Each of the dozen members of 215 College Artists’ Cooperative is entitled to curate an exhibition during the year. The current “Small Works” show, originating with Burlington painter Elise Whittemore-Hill, is a dynamic display of diminutive works.
In her curatorial statement, Whittemore-Hill writes that a “shared vocabulary of form is what brought this exhibit together.” Those common forms come from the natural and human worlds, and all three of the participating artists — New York painters Anne Russinof and Tony Saunders and Whittemore-Hill herself — bolster their small-scale pieces with repeated passages, interesting chromatic harmonies and various degrees of abstraction. In addition to sharing a “vocabulary of form,” all three artists have simplified their images to basic spatial elements that appear in picture planes just a few layers deep. They are shallow and graphic rather than evoking windows into infinite space.
Whittemore-Hill’s examinations of plant forms often present Fibonacci spirals — shapes that exist in nature, yet are key to understanding the aesthetic concept of the Golden Mean. Her 8-by-10-inch “Cucurbita” looks like a twisting shell but is actually rendered from a tubular bit of plant anatomy. She crowded the form diagonally across the canvas, making it seem more massive than the modest dimensions of the painting suggest, and heavily modeled the lights and darks of the subject. “Capitulum” is a spherical seed pod whose matrix could likewise be simplified into a spiral. Rhomboid shapes wrap around the monochromatic sphere before fading into negative space around the pod’s edges.
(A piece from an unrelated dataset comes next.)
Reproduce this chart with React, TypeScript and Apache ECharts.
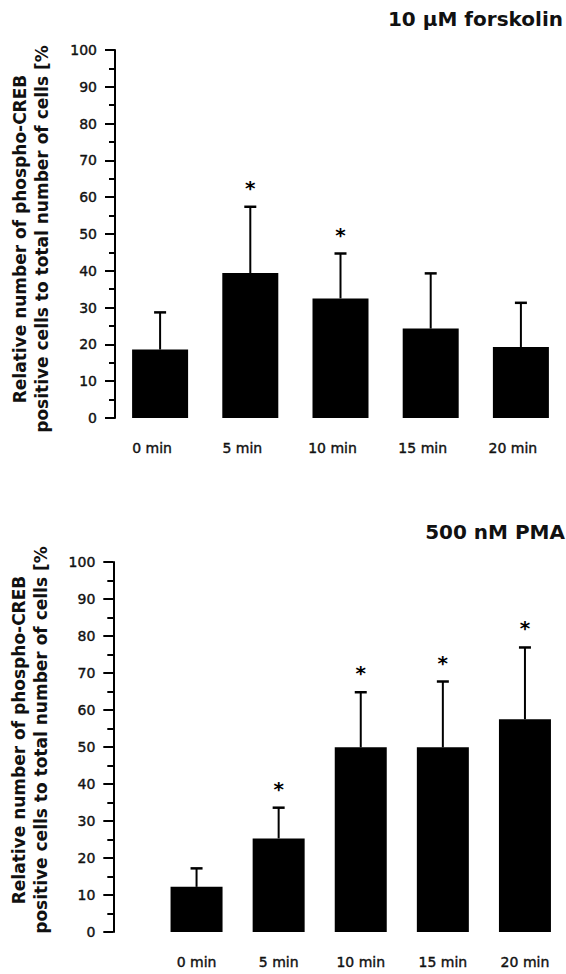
import React, { useEffect, useRef } from "react";
import * as echarts from "echarts";

const categories = ["0 min", "5 min", "10 min", "15 min", "20 min"];
const forskolinMean = [18.6, 39.4, 32.5, 24.3, 19.3];
const forskolinErrTop = [28.7, 57.4, 44.7, 39.3, 31.3];
const forskolinSig = [0, 1, 1, 0, 0];
const pmaMean = [12.2, 25.3, 49.9, 49.9, 57.5];
const pmaErrTop = [17.2, 33.6, 64.8, 67.7, 76.9];
const pmaSig = [0, 1, 1, 1, 1];
const yMin = 0;
const yMax = 100;
const yInterval = 10;
const panelTitles = ["10 µM forskolin", "500 nM PMA"];
const yTitleLines = [
  "Relative number of phospho-CREB",
  "positive cells to total number of cells [%",
];

const FONT = '"DejaVu Sans", "Liberation Sans", sans-serif';

function errorSeries(mean: number[], top: number[], sig: number[], idx: number) {
  return {
    type: "custom",
    xAxisIndex: idx,
    yAxisIndex: idx,
    z: 5,
    data: mean.map((m, i) => [i, m, top[i], sig[i]]),
    renderItem: (params: any, api: any) => {
      const i = api.value(0);
      const m = api.value(1);
      const t = api.value(2);
      const s = api.value(3);
      const p0 = api.coord([i, m]);
      const p1 = api.coord([i, t]);
      const children: any[] = [
        {
          type: "line",
          shape: { x1: p0[0], y1: p0[1], x2: p1[0], y2: p1[1] },
          style: { stroke: "#000", lineWidth: 2 },
        },
        {
          type: "line",
          shape: { x1: p1[0] - 6, y1: p1[1], x2: p1[0] + 6, y2: p1[1] },
          style: { stroke: "#000", lineWidth: 2.5 },
        },
      ];
      if (s) {
        children.push({
          type: "text",
          x: p1[0],
          y: p1[1] - 19,
          style: {
            text: "*",
            fill: "#000",
            fontSize: 20,
            fontWeight: "bold",
            fontFamily: FONT,
            align: "center",
            verticalAlign: "middle",
          },
        });
      }
      return { type: "group", children };
    },
  };
}

const labelStyle = {
  color: "#111",
  fontSize: 14,
  fontFamily: FONT,
  textBorderColor: "#111",
  textBorderWidth: 0.4,
};

function yAxisCfg(idx: number, offset: number) {
  return {
    type: "value",
    gridIndex: idx,
    min: yMin,
    max: yMax,
    interval: yInterval,
    offset,
    axisLine: { show: true, lineStyle: { color: "#000", width: 2 } },
    axisTick: { show: true, length: 10, lineStyle: { color: "#000", width: 2 } },
    minorTick: { show: true, splitNumber: 2, length: 6, lineStyle: { color: "#000", width: 2 } },
    splitLine: { show: false },
    axisLabel: { ...labelStyle, margin: 18 },
  };
}

function xAxisCfg(idx: number, padding: number[]) {
  return {
    type: "category",
    gridIndex: idx,
    data: categories,
    axisLine: { show: false },
    axisTick: { show: false },
    axisLabel: { ...labelStyle, margin: 23, padding },
  };
}

function titleText(text: string, x: number, y: number) {
  return {
    type: "text",
    x,
    y,
    style: {
      text,
      fill: "#111",
      fontSize: 20,
      fontWeight: "bold",
      fontFamily: FONT,
      align: "right",
      verticalAlign: "middle",
    },
  };
}

function yTitleText(x: number, y: number) {
  return {
    type: "text",
    x,
    y,
    rotation: Math.PI / 2,
    style: {
      text: yTitleLines.join("\n"),
      fill: "#111",
      fontSize: 17,
      lineHeight: 22,
      fontWeight: "bold",
      fontFamily: FONT,
      align: "center",
      verticalAlign: "middle",
    },
  };
}

export default function App() {
  const ref = useRef<HTMLDivElement>(null);
  useEffect(() => {
    if (!ref.current) return;
    const chart = echarts.init(ref.current, null, { renderer: "svg" });
    chart.setOption({
      animation: false,
      backgroundColor: "#fff",
      grid: [
        { left: 115, top: 50, width: 467, height: 368 },
        { left: 155.5, top: 562, width: 428.5, height: 370 },
      ],
      xAxis: [xAxisCfg(0, [0, 16, 0, 0]), xAxisCfg(1, [0, 0, 0, 0])],
      yAxis: [yAxisCfg(0, 0), yAxisCfg(1, 42.2)],
      graphic: [
        titleText(panelTitles[0], 563, 19),
        titleText(panelTitles[1], 565, 532),
        yTitleText(31, 239),
        yTitleText(30, 740),
      ],
      series: [
        {
          type: "bar",
          xAxisIndex: 0,
          yAxisIndex: 0,
          data: forskolinMean,
          barWidth: 56,
          itemStyle: { color: "#000" },
        },
        errorSeries(forskolinMean, forskolinErrTop, forskolinSig, 0),
        {
          type: "bar",
          xAxisIndex: 1,
          yAxisIndex: 1,
          data: pmaMean,
          barWidth: 52,
          itemStyle: { color: "#000" },
        },
        errorSeries(pmaMean, pmaErrTop, pmaSig, 1),
      ],
    });
    return () => chart.dispose();
  }, []);
  return (
    <div
      ref={ref}
      style={{ position: "fixed", left: 0, top: 0, width: 566, height: 974, background: "#fff" }}
    />
  );
}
Russinof writes in her artist statement, “This selection of small paintings seeks to embody the spontaneity of drawings in the language of paint.“ Her oils are all 12 by 10 inches, and their compositions are quite simple. Like wallpaper designs but more painterly, Russinof’s nine main pieces consist of shapes layered over richly colored backgrounds. “Weave” is composed of nothing more than vertical turquoise brushstrokes over a pale purple field. “Buttons and Bows” consists of pink brushstrokes over a bright green surface.
At 16.5 by 9.5 inches, Saunders’ acrylic-with-collage pieces are relatively monumental. Like Russinof’s paintings, they include repeated forms, but those of Saunders are more like echoes than repetitive elements. His artist statement points to his work with Alzheimer’s patients: “A new visual vocabulary started to evolve out of those experiences,” he writes. In his current pieces, “colors, memories, half truths and fragments of thoughts all work together to express a moment, a relationship, a love of life.” As that upbeat description suggests, there are no moody shadows in Saunders’ works, which are actually quite decorative.
His “Q&A” comprises three sheets of painted paper. The lowest layer is a sheet of deep red with black brushwork. It is overlaid by a sapphire-blue vertical strip, and two pale gray shapes appear to be grafted onto the blue. Saunders’ background sheets are slightly irregular, and the pieces pasted over them break the rectangles by spilling past their edges. His 16.5-by-19.5-inch “Forecast” is a fairly complex organization of painted pieces of marbled blue and green sheets of paper, including some hard edges that contrast with the marbling. Red-orange rectangles float over the cooler hues.
Besides the individual bodies of work on the walls of 215 College, a collection of more than 30 pieces by all three artists appears. That nicely busy installation demonstrates their similarities — in fact, it can be difficult to determine who made what. It’s as if Russinof, Saunders and Whittemore-Hill had listened to the same song from different places in a concert hall, then used simple visual lyricism to communicate what they experienced and felt during the performance.